Your task is to retype, word for word, the lines from the start of the data through the line holding "mag_ticks = list(range(-8, 17, 2))". Do not include the pictures.

» **Data lines**:
#####

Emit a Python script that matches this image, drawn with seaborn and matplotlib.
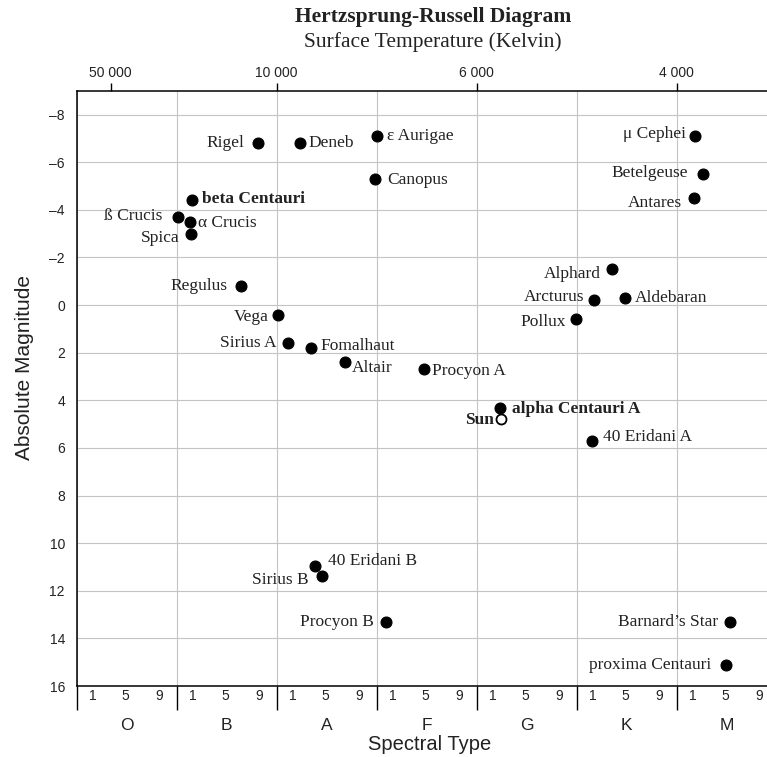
import numpy as np
import pandas as pd
import matplotlib
matplotlib.use("Agg")
import matplotlib.pyplot as plt
import matplotlib.transforms as mtransforms
import seaborn as sns

# ---------------- data ----------------
star_names = ["Rigel", "Deneb", "ε Aurigae", "Canopus", "beta Centauri", "ß Crucis",
              "α Crucis", "Spica", "Regulus", "Vega", "Sirius A", "Fomalhaut", "Altair",
              "Procyon A", "alpha Centauri A", "40 Eridani A", "Alphard", "Arcturus",
              "Aldebaran", "Pollux", "μ Cephei", "Betelgeuse", "Antares", "40 Eridani B",
              "Sirius B", "Procyon B", "Barnard’s Star", "proxima Centauri"]
spectral_pos = [18.1, 22.3, 30.0, 29.8, 11.5, 10.1,
                11.3, 11.4, 16.4, 20.1, 21.1, 23.4, 26.8,
                34.7, 42.3, 51.5, 53.5, 51.7,
                54.8, 49.9, 61.8, 62.6, 61.7, 23.8,
                24.5, 30.9, 65.3, 64.9]
abs_mag = [-6.8, -6.8, -7.1, -5.3, -4.4, -3.7,
           -3.5, -3.0, -0.8, 0.4, 1.6, 1.8, 2.4,
           2.7, 4.33, 5.7, -1.5, -0.2,
           -0.3, 0.6, -7.1, -5.5, -4.5, 10.95,
           11.4, 13.3, 13.3, 15.1]

sun_name = ["Sun"]
sun_pos = [42.4]
sun_mag = [4.8]

spectral_classes = ["O", "B", "A", "F", "G", "K", "M"]
subtype_labels = ["1", "5", "9"]
temperatures = ["50 000", "10 000", "6 000", "4 000"]
temperature_pos = [3.4, 20.0, 40.0, 60.0]
mag_ticks = list(range(-8, 17, 2))

# ---------------- label layout (pixel offsets, alignment) ----------------
label_layout = {
    "Rigel": (-13, 0, "right"), "Deneb": (9, 0, "left"), "ε Aurigae": (10, 0, "left"),
    "Canopus": (13, -1, "left"), "beta Centauri": (10, 1, "left"), "ß Crucis": (-15, 1, "right"),
    "α Crucis": (8, -1, "left"), "Spica": (-11, -4, "right"), "Regulus": (-13, 0, "right"),
    "Vega": (-9, -2, "right"), "Sirius A": (-11, 0, "right"), "Fomalhaut": (10, 2, "left"),
    "Altair": (7, -6, "left"), "Procyon A": (8, -2, "left"), "alpha Centauri A": (12, -1, "left"),
    "40 Eridani A": (11, 4, "left"), "Alphard": (-11, -5, "right"), "Arcturus": (-9, 3, "right"),
    "Aldebaran": (10, 0, "left"), "Pollux": (-10, -3, "right"), "μ Cephei": (-9, 2, "right"),
    "Betelgeuse": (-15, 1, "right"), "Antares": (-12, -5, "right"), "40 Eridani B": (13, 5, "left"),
    "Sirius B": (-13, -4, "right"), "Procyon B": (-12, 0, "right"),
    "Barnard’s Star": (-12, 0, "right"), "proxima Centauri": (-14, 0, "right"),
    "Sun": (-7, -1, "right"),
}
bold_labels = {"beta Centauri", "alpha Centauri A", "Sun"}

# ---------------- figure ----------------
sns.set_theme(style="white")
plt.rcParams["font.family"] = ["Liberation Sans", "DejaVu Sans"]
plt.rcParams["axes.unicode_minus"] = True

W, H = 767, 757
fig = plt.figure(figsize=(W / 100, H / 100), dpi=100)
left_px, right_px, top_px, bottom_px = 76.7, 776.7, 90.7, 686.0
ax = fig.add_axes([left_px / W, 1 - bottom_px / H, (right_px - left_px) / W, (bottom_px - top_px) / H])

stars = pd.DataFrame({"name": star_names, "spectral": spectral_pos, "mag": abs_mag})
sun = pd.DataFrame({"name": sun_name, "spectral": sun_pos, "mag": sun_mag})

sns.scatterplot(data=stars, x="spectral", y="mag", ax=ax, color="black", s=62,
                edgecolor="black", linewidth=0.8, zorder=3, legend=False)
sns.scatterplot(data=sun, x="spectral", y="mag", ax=ax, color="white", s=52,
                edgecolor="black", linewidth=1.3, zorder=3, legend=False)

ax.set_xlim(0, 70)
ax.set_ylim(16, -9)

serif = ["Liberation Serif", "DejaVu Serif"]
for df in (stars, sun):
    for _, r in df.iterrows():
        dx, dy, ha = label_layout[r["name"]]
        ax.annotate(r["name"], (r["spectral"], r["mag"]), xytext=(dx, dy),
                    textcoords="offset pixels", ha=ha, va="center",
                    fontsize=12.5, family=serif, color="#222222",
                    fontweight="bold" if r["name"] in bold_labels else "normal", zorder=4)

# grid
ax.set_xticks(np.arange(0, 70, 10))
ax.set_xticklabels([])
ax.set_yticks(mag_ticks)
ax.set_yticklabels([str(v) if v >= 0 else "\u2013" + str(-v) for v in mag_ticks])
ax.grid(True, which="major", color="#c4c4c4", linewidth=0.8)
ax.set_axisbelow(True)

minor_pos = [c * 10 + o for c in range(len(spectral_classes)) for o in (1.6, 4.9, 8.2)]
ax.set_xticks(minor_pos, minor=True)
ax.set_xticklabels(subtype_labels * len(spectral_classes), minor=True)
ax.tick_params(axis="x", which="major", direction="out", length=17, width=1.0,
               color="black", bottom=True)
ax.tick_params(axis="x", which="minor", length=0, pad=2.5, labelsize=10, labelcolor="#222222")
ax.tick_params(axis="y", which="major", length=0, pad=8.5, labelsize=10, labelcolor="#222222")

for side in ("left", "top", "bottom"):
    ax.spines[side].set_visible(True)
    ax.spines[side].set_color("black")
    ax.spines[side].set_linewidth(1.1)
ax.spines["right"].set_visible(False)
ax.set_xlabel("")
ax.set_ylabel("")

# class letters
trans = mtransforms.blended_transform_factory(ax.transData, ax.transAxes)
yfrac = -(725 - bottom_px) / (bottom_px - top_px)
for i, c in enumerate(spectral_classes):
    ax.text(i * 10 + 5, yfrac, c, transform=trans, ha="center", va="center",
            fontsize=12.5, color="#222222")

# top temperature axis
sec = ax.secondary_xaxis("top")
sec.set_xticks(temperature_pos)
sec.set_xticklabels(temperatures)
sec.tick_params(axis="x", direction="out", length=5.5, width=1.0, color="black",
                pad=2.5, labelsize=10, labelcolor="#222222")
sec.spines["top"].set_visible(False)

fig.text(430 / W, 1 - 744 / H, "Spectral Type", ha="center", va="center",
         fontsize=14.5, color="#222222")
fig.text(25 / W, 1 - 368 / H, "Absolute Magnitude", ha="center", va="center",
         rotation=90, fontsize=15, color="#222222")
fig.text(433 / W, 1 - 17 / H, "Hertzsprung-Russell Diagram", ha="center", va="center",
         fontsize=15.5, fontweight="bold", family=serif, color="#222222")
fig.text(433 / W, 1 - 42 / H, "Surface Temperature (Kelvin)", ha="center", va="center",
         fontsize=15.5, family=serif, color="#222222")

fig.savefig("out.png", dpi=100)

#####

» **Answer to this problem**:
Emit a Python script that matches this image, drawn with seaborn and matplotlib.
import numpy as np
import pandas as pd
import matplotlib
matplotlib.use("Agg")
import matplotlib.pyplot as plt
import matplotlib.transforms as mtransforms
import seaborn as sns

# ---------------- data ----------------
star_names = ["Rigel", "Deneb", "ε Aurigae", "Canopus", "beta Centauri", "ß Crucis",
              "α Crucis", "Spica", "Regulus", "Vega", "Sirius A", "Fomalhaut", "Altair",
              "Procyon A", "alpha Centauri A", "40 Eridani A", "Alphard", "Arcturus",
              "Aldebaran", "Pollux", "μ Cephei", "Betelgeuse", "Antares", "40 Eridani B",
              "Sirius B", "Procyon B", "Barnard’s Star", "proxima Centauri"]
spectral_pos = [18.1, 22.3, 30.0, 29.8, 11.5, 10.1,
                11.3, 11.4, 16.4, 20.1, 21.1, 23.4, 26.8,
                34.7, 42.3, 51.5, 53.5, 51.7,
                54.8, 49.9, 61.8, 62.6, 61.7, 23.8,
                24.5, 30.9, 65.3, 64.9]
abs_mag = [-6.8, -6.8, -7.1, -5.3, -4.4, -3.7,
           -3.5, -3.0, -0.8, 0.4, 1.6, 1.8, 2.4,
           2.7, 4.33, 5.7, -1.5, -0.2,
           -0.3, 0.6, -7.1, -5.5, -4.5, 10.95,
           11.4, 13.3, 13.3, 15.1]

sun_name = ["Sun"]
sun_pos = [42.4]
sun_mag = [4.8]

spectral_classes = ["O", "B", "A", "F", "G", "K", "M"]
subtype_labels = ["1", "5", "9"]
temperatures = ["50 000", "10 000", "6 000", "4 000"]
temperature_pos = [3.4, 20.0, 40.0, 60.0]
mag_ticks = list(range(-8, 17, 2))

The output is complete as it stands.